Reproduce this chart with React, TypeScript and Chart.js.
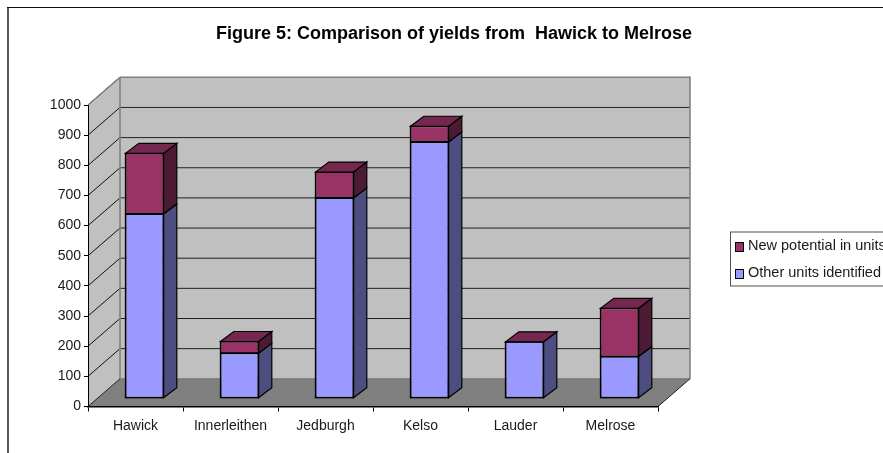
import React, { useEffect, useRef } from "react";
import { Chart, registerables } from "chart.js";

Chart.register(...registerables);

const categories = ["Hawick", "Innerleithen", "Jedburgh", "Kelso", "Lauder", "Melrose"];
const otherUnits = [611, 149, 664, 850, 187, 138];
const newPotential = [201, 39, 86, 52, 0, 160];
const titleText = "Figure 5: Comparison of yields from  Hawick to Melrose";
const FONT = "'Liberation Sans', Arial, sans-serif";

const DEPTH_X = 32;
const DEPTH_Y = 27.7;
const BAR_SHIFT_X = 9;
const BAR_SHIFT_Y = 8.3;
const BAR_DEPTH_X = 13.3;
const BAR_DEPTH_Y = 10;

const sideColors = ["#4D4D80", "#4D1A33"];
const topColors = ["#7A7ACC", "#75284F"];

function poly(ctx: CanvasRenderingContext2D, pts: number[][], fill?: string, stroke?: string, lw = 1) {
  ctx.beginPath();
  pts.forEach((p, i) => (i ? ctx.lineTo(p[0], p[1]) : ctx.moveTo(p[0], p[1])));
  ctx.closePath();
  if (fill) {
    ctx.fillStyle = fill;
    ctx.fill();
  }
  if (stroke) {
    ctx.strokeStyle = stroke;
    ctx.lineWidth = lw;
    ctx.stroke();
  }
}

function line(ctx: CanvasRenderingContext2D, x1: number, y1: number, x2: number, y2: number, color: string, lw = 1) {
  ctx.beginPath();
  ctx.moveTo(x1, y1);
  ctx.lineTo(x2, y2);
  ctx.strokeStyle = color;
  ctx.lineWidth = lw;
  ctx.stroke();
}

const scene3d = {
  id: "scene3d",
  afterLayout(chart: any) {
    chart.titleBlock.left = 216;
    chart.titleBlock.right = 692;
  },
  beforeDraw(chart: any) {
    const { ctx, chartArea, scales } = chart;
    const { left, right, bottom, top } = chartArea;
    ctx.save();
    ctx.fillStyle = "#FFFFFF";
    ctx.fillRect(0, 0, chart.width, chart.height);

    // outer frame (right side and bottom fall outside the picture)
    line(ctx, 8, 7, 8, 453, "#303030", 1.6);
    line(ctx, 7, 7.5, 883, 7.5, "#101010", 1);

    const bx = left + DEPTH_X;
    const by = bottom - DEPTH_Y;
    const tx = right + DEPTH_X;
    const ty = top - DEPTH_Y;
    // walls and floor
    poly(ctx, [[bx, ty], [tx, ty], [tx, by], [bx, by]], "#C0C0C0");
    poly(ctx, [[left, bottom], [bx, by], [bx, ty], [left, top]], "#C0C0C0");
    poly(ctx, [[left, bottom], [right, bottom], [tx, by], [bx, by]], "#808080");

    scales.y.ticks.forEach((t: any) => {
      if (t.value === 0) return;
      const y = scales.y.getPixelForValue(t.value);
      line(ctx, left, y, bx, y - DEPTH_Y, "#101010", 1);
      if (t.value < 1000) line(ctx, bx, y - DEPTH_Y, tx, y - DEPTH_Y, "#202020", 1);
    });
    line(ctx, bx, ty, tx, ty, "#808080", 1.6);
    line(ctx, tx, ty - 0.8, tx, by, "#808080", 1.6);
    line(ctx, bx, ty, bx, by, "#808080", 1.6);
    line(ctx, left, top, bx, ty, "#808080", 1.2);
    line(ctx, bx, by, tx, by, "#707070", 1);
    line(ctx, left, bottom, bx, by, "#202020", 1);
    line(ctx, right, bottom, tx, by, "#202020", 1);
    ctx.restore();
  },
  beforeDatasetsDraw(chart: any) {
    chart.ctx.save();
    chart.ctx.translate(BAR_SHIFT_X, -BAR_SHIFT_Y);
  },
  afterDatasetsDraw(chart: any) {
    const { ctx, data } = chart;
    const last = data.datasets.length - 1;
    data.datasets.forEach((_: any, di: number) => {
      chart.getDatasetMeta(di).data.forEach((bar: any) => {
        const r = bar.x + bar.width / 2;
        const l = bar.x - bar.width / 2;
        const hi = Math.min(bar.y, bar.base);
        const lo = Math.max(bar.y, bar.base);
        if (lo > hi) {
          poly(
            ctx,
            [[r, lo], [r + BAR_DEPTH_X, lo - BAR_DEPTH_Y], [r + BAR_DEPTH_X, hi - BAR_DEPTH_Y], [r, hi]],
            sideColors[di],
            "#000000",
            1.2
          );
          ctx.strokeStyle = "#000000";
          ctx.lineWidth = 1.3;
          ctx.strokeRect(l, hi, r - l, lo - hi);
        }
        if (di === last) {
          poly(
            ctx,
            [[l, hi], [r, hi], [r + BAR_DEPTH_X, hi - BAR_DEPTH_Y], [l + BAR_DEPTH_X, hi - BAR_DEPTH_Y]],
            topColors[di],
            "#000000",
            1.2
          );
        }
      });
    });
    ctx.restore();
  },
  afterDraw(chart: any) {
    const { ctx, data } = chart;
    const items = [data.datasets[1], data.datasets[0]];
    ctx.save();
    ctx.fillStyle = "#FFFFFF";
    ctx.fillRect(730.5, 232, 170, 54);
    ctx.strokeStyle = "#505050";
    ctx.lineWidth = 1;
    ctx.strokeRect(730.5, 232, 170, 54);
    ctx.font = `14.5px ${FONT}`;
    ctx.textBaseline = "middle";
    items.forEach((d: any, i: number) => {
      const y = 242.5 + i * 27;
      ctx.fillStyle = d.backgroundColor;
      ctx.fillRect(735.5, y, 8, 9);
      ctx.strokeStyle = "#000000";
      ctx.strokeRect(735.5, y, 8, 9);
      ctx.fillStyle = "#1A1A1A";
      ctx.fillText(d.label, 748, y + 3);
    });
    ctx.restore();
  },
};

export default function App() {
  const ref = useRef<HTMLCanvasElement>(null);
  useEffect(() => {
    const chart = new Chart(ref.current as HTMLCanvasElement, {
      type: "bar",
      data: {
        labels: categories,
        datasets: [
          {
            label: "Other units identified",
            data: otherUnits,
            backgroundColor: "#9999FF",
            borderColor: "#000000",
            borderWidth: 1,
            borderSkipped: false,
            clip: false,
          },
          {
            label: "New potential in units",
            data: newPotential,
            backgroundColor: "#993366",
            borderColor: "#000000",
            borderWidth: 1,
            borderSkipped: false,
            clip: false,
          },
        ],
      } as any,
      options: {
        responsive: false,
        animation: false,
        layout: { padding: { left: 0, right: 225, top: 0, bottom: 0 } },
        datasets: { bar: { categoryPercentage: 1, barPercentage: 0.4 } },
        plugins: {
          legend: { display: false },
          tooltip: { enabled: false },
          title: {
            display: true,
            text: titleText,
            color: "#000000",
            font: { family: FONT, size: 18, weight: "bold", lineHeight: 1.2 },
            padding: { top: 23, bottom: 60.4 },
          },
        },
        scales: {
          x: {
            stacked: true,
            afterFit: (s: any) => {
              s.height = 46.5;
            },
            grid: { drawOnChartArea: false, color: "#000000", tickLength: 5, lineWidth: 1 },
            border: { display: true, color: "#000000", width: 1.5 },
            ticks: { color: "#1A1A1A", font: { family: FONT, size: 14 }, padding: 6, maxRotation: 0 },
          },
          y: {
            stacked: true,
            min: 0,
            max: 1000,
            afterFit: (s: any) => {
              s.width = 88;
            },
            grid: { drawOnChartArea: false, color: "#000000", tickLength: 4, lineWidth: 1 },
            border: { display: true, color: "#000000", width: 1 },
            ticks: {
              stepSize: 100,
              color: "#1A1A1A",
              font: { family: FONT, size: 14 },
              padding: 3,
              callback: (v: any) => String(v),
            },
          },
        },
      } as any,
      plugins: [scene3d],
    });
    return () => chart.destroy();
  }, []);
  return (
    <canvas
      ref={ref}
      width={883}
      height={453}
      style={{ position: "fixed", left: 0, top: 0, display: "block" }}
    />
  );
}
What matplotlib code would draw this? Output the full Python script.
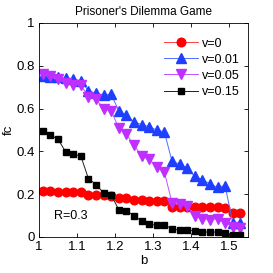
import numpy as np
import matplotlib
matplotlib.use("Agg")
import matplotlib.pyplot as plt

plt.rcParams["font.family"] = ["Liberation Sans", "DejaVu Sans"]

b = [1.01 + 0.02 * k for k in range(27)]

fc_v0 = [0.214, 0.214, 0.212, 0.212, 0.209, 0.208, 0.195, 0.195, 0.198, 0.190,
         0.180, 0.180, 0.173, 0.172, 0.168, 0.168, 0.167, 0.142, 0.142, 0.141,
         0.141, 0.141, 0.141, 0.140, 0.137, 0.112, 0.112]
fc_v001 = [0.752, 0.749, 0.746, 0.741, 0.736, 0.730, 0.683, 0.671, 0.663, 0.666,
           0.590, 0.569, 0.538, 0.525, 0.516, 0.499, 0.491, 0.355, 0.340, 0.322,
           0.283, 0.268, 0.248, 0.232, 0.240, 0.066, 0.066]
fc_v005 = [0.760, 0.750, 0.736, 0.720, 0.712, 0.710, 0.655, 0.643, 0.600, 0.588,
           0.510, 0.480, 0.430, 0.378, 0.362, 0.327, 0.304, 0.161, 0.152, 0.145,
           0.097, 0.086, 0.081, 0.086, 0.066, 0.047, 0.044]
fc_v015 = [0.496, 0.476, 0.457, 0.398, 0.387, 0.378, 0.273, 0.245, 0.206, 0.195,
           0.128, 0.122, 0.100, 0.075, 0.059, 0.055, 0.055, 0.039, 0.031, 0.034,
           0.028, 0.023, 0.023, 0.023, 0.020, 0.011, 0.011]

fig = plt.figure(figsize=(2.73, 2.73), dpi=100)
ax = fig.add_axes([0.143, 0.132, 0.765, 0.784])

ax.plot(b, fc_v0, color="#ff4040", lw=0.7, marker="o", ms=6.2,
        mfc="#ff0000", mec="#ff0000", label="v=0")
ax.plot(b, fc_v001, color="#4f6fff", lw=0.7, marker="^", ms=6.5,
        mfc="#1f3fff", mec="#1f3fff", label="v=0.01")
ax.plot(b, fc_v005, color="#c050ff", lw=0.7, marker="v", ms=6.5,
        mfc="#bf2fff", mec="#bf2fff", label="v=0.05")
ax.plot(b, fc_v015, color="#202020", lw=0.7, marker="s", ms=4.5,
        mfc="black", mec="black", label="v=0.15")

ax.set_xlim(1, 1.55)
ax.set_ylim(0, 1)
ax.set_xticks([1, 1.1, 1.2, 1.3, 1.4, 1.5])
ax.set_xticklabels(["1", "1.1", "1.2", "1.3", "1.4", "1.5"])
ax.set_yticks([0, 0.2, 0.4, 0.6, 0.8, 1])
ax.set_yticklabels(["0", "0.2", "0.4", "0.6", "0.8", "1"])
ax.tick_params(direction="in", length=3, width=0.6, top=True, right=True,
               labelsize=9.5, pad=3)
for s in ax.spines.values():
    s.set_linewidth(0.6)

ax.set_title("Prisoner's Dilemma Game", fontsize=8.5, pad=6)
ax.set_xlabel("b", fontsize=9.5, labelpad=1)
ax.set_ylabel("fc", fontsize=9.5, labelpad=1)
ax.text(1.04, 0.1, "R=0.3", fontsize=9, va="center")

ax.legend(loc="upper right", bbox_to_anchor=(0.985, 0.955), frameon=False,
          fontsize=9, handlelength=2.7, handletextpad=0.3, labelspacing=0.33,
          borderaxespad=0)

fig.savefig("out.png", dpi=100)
◇ ◇ ◇ ◇ ◇
▸ **Task requirements**: Leave out every picture, then retype exactly the lines from the one containing "What matplotlib code" through the one containing "b = [1.01 + 0.02 * k for k in range(27)]".

▸ **Exercise result**:
What matplotlib code would draw this? Output the full Python script.
import numpy as np
import matplotlib
matplotlib.use("Agg")
import matplotlib.pyplot as plt

plt.rcParams["font.family"] = ["Liberation Sans", "DejaVu Sans"]

b = [1.01 + 0.02 * k for k in range(27)]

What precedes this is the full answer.